I will add that Wonder Woman’s costume, however, is kinda distracting throughout. She’s got briefs, she’s got hot pants, she’s got short shorts, she’s got French-cuts. Which is it, Van Sciver? Pick a pair and stick with ’em! Otherwise, as I said before, the Amazonian princess looks great; never cheap to my eyes and always powerful.
The book suffers from a really vague plan by the villains that might be a heist (I can hear some fans crying foul against the overall plot), but I personally shucked it off as, again, a deliberate throwback nod to old-tyme comic book bank-robbery storytelling. Nonetheless, there’s some logic here that feels circular or doesn’t entirely make sense–and the ending resolution may have some feeling a little eyeroll.
Because you can’t fight Gotham’s rogues unless you think like Batman. Oracle says: “Think like him.” Catwoman and Harley agree that Wonder Woman should fight them with fear. But does Wonder Woman arm herself with fearful ferocity and take her Amazonian army forward to sweep up Gotham for good? She’s a destroyer of gods and monsters, so she certainly ought to be able to not only strike fear into the hearts of the likes of Cobblepot and Two-Face and a (somewhat whiny) Man-Bat, but end their shenanigans once and for all.
No, Wonder Woman decides that fear really isn’t the way to go. Fear has no effect on Gotham’s gnarliest rogues because they thrive in the darkness and are fearful fear-mongers themselves. So what does she do? How does it all wrap up?
Wonder Woman puts away her god-cleaving sword and lassos the whole lot of them (sans Joker who is conveniently not on hand at the moment) because Truth with a capital T tames the wild beasts. Tames them with–wait for it–fear.
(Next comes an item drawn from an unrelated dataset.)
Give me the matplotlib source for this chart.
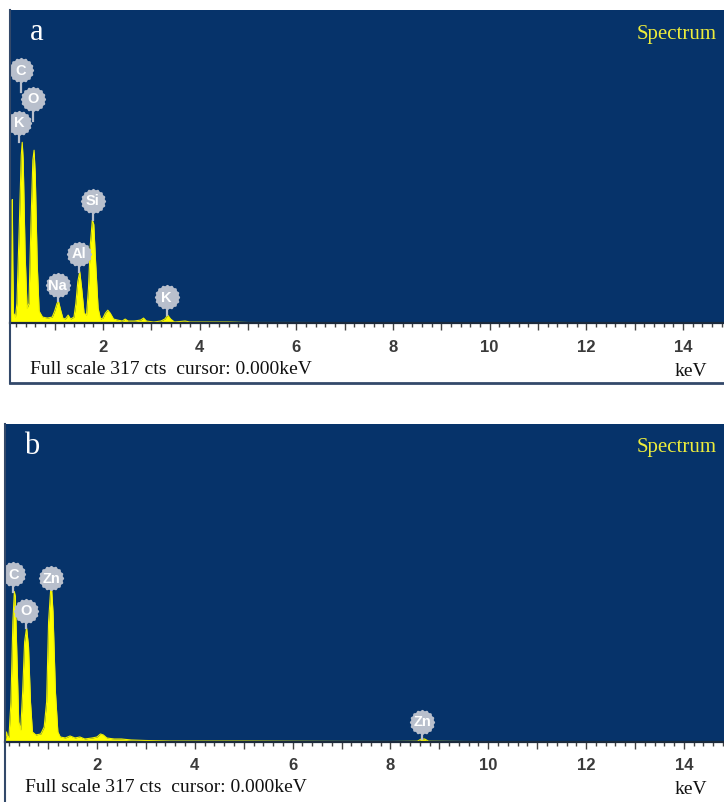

Not monster-in-the-dark fear, but the real stuff. Their insecurities and their grief. I’m not sure how that’s different from how Batman regularly deals with these whack jobs, but there you have it.
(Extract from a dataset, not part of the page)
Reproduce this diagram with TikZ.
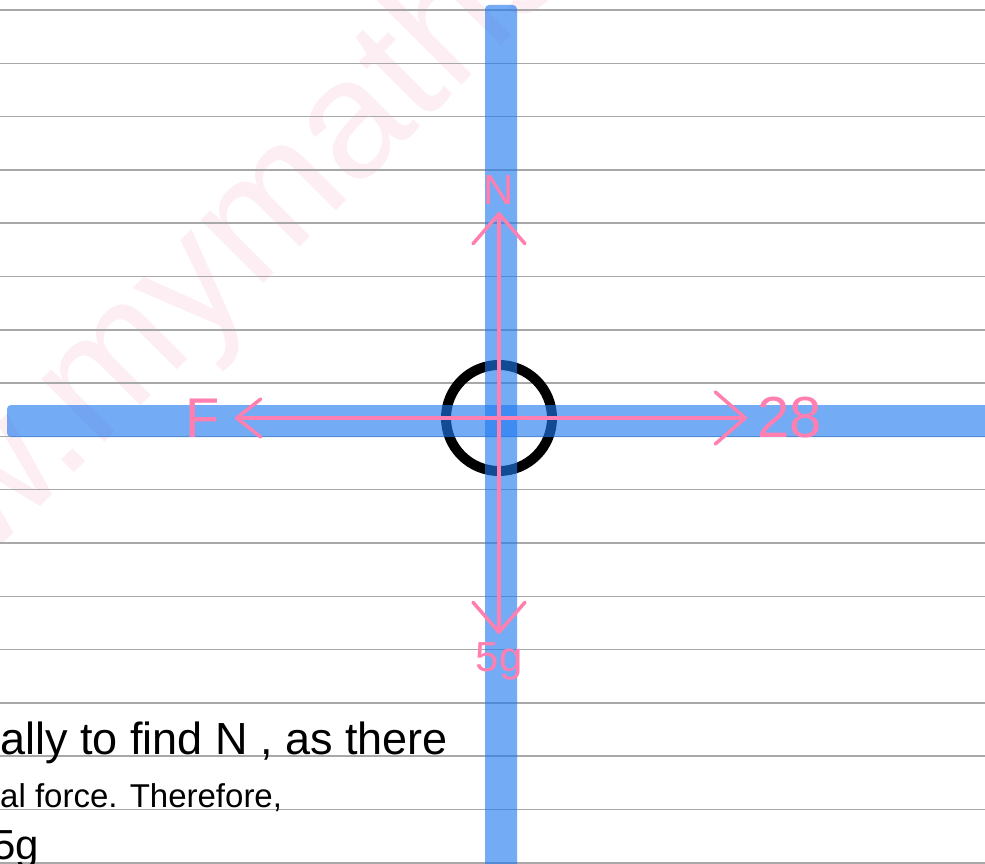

As for the Joker, well, a side-bet with Harvey about refraining from killing people for the day is pretty much the only thing that saves Wonder Woman (and the rest of Gotham) from the Joker. The bet itself, I buy. But Joker honoring that bet because it means he gets to “win”?
Not sure that’s how it ought to play out–feels like he would much rather revel in double-crossing Two-Face (just like he always does), if only just so that he could make a bad pun about it. Also, has the Joker become so outrageously powerful that Wonder Woman can’t deal with him without him handing himself to her on a platter?
All that quibbling aside, this was good entertainment, beautifully brightly colored by Brian Miller of Hi-Fi, and I think fans who aren’t looking for an Earth-shattering comic book experience will really dig it.
- You want neither the unending sprawl of the long-arcing current Bat titles, nor the newly-sprung sprawl of Multiversity.
- A great big pile of Gotham rogues is a party for the pages and watching Wonder Woman clean up Batman’s neighborhood sounds like a nice change of pace.
- You’ve missed Oracle.
- You want two Wonder Woman stories and will pay an extra dollar to have ‘em.
Classic superhero Wonder Woman fights classic Batman villains including Mr. Freeze, Man-Bat and Joker, and teams up with Oracle, Catwoman, and Harley Quinn to bring order back to Gotham while Batman is temporarily sidelined. Sound like a fun ride you want to hop on? It’s pretty much exactly that–so if you have some lingering bucks after buying all of your other great books this week, consider picking up Sensation Comics as palette-cleanser. It’s a fun first issue and no knowledge of any known continuity is required!